Meander is a sequencer. It does not deal with audio. As such, it sequences notes in a v/oct format and sequences gates. Meander can also output some CV values of various types, such as fBm noise, but also things like scale root. In my upcoming version, Meander can send out “CV” for scale mode, but let’s ignore that and focus on harmonic degrees.
For Meander to be able to sequence harmonic degrees, I needed a quantized format similar to v/oct. I actually developed this a couple of years ago when developing the ability to sequence Meander harmonic degrees from external modules, particularly external sequencers. Common practice defines the diatonic harmonic degrees as I-VII or 1-7 . I ended up implementing what I call an octal radix degree.octave format so that all degrees over the full note range can be represented, in quantized form. In practice, Meander accepts a degree of 0 to indicates a skipped step in a sequence. So, Meander harmonic degree input accepts quantized values from 0.0 to 7.7 allowing all chords to be played over the entire note range. In addition, Meander can detect if a MIDI keyboard (hardware or virtual) is controlling Meander harmonic degrees if the keyboard v/oct and gate are both connected to the Meander circle degree and gate inputs. This allows the keyboard white notes to play harmonic degrees in most octaves in Meander. If an external sequencer of octal radix degree.octave voltages are fed to both the Meander circle degree and gate inputs, the sequenced format is recognized and the full range of degrees and octaves can be sequenced in Meander with 0.x representing a skipped sequence step.
Even though Meander can accept octal radix harmonic degrees (and scale degrees in the Melody section), most other modules if they accept a harmonic degree input, do not support octal radix, such as with the Aaron Static DiatonicCV module. So, with the upcoming Meander output of harmonic degrees, Meander will send those in the octal.radix 0 octave format of 1.0-7.0v. (or via the options menu 0.0-6.0v).
Just as the v/oct standard for notes is very specific, I want the harmonic degree voltage standard to be very specific so sequencers can easily be set up with 1.0V representing degree “I” without having to do mental conversions. It just seems counterproductive to have to enter 0.0 for “I”, etc.
Also, Meander is a bit odd because almost all parameter knob CV inputs set the parameter rather than modulate the parameter.
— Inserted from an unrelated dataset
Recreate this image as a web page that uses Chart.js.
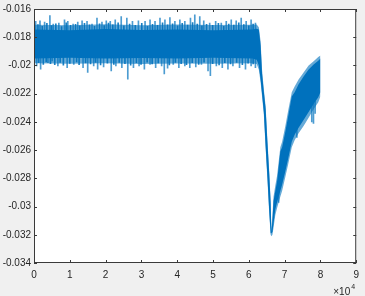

I.E., Meander is rigged for automation. In almost all cases, Meander uses CV inputs in the range of 0.0-10v for such automation and scales the input properly, dependent on the parameter range. I have set up tooltips info for each CV input, so the user can see what voltages are expected.
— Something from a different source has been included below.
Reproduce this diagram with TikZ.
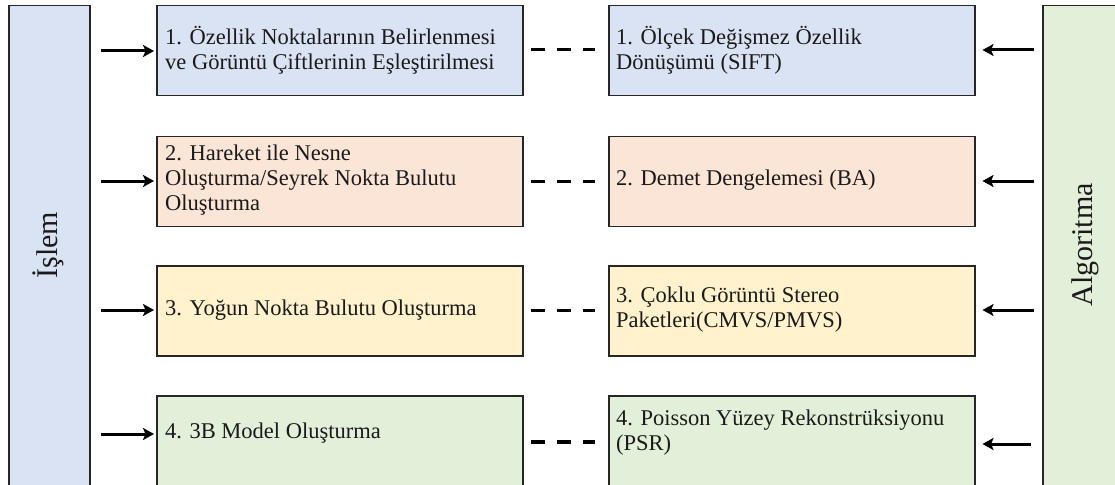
\documentclass[tikz,border=0pt]{standalone}
\usepackage{fontspec}
\setmainfont{Liberation Serif}
\usetikzlibrary{arrows.meta}
\definecolor{cblue}{HTML}{DAE3F3}
\definecolor{cpeach}{HTML}{FBE5D6}
\definecolor{cyellow}{HTML}{FFF2CC}
\definecolor{cgreen}{HTML}{E2F0D9}
\definecolor{cborder}{HTML}{262626}
\definecolor{ctext}{HTML}{1A1A1A}
\begin{document}
\begin{tikzpicture}[x=1pt,y=-1pt,
  box/.style={draw=cborder, line width=1.5pt, anchor=north west, inner sep=0pt, minimum width=366pt, minimum height=90pt},
  side/.style={draw=cborder, line width=1.5pt, anchor=north west, inner sep=0pt, minimum width=81pt, minimum height=495pt},
  txt/.style={anchor=west, align=left, text=ctext, font=\fontsize{22.5}{25}\selectfont, inner sep=0pt},
  stxt/.style={rotate=90, text=ctext, font=\fontsize{30}{32}\selectfont, inner sep=0pt},
  arr/.style={line width=3pt, -{Stealth[length=11pt,width=12pt,inset=2.5pt]}},
  dsh/.style={line width=3.2pt, dash pattern=on 14pt off 12pt, shorten <=7pt, shorten >=13pt}]
\useasboundingbox (0,0) rectangle (1115,484);
% side boxes
\node[side, fill=cblue] (L) at (8,5) {};
\node[side, fill=cgreen] (R) at (1042,5) {};
\node[stxt] (Lt) at (48,245) {İşlem};
\node[stxt] (Rt) at (1085,245) {Algoritma};
% row boxes
\node[box, fill=cblue] (b1l) at (156,5) {};
\node[box, fill=cblue] (b1r) at (608,5) {};
\node[box, fill=cpeach] (b2l) at (156,135.5) {};
\node[box, fill=cpeach] (b2r) at (608,135.5) {};
\node[box, fill=cyellow] (b3l) at (156,265) {};
\node[box, fill=cyellow] (b3r) at (608,265) {};
\node[box, fill=cgreen] (b4l) at (156,395) {};
\node[box, fill=cgreen] (b4r) at (608,395) {};
% texts
\node[txt] (t1l) at (165,50) {1. Özellik Noktalarının Belirlenmesi\\ve Görüntü Çiftlerinin Eşleştirilmesi};
\node[txt] (t1r) at (616,50) {1. Ölçek Değişmez Özellik\\Dönüşümü (SIFT)};
\node[txt] (t2l) at (165,180.5) {2. Hareket ile Nesne\\Oluşturma/Seyrek Nokta Bulutu\\Oluşturma};
\node[txt] (t2r) at (616,180.5) {2. Demet Dengelemesi (BA)};
\node[txt] (t3l) at (165,310) {3. Yoğun Nokta Bulutu Oluşturma};
\node[txt] (t3r) at (616,310) {3. Çoklu Görüntü Stereo\\Paketleri(CMVS/PMVS)};
\node[txt] (t4l) at (165,433) {4. 3B Model Oluşturma};
\node[txt] (t4r) at (616,433) {4. Poisson Yüzey Rekonstrüksiyonu\\(PSR)};
% arrow starts
\coordinate (a1l) at (101,51);
\coordinate (a2l) at (101,181);
\coordinate (a3l) at (101,310);
\coordinate (a4l) at (101,434);
\coordinate (a1r) at (1034,50);
\coordinate (a2r) at (1034,181);
\coordinate (a3r) at (1034,310);
\coordinate (a4r) at (1031,444);
\foreach \i in {1,2,3,4}{
  \draw[arr, shorten >=2pt] (a\i l) -- (a\i l -| b\i l.west);
  \draw[arr, shorten >=7pt] (a\i r) -- (a\i r -| b\i r.east);
}
% dashed links
\draw[dsh] (b1l.east |- 0,49.5) -- (b1r.west |- 0,49.5);
\draw[dsh] (b2l.east) -- (b2r.west);
\draw[dsh] (b3l.east |- 0,310.5) -- (b3r.west |- 0,310.5);
\draw[dsh] (b4l.east |- 0,442) -- (b4r.west |- 0,442);
\end{tikzpicture}
\end{document}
That’s probably enough for now. I know I can rescale the Meander degree out for other modules using discrete modules, but I’m tying to avoid that as it puts the burden on the user to figure out something that works. I have considered auto-detecting what the degree output port is connected to and automatically scale the output appropriately, but, that would require modifying Meander for each different module. In this upcoming release, Meander checks whether some CV inputs are coming from Meander or an external module by walking the cables and that works, so I know how to do it, but am trying to avoid doing that for harmonic degrees.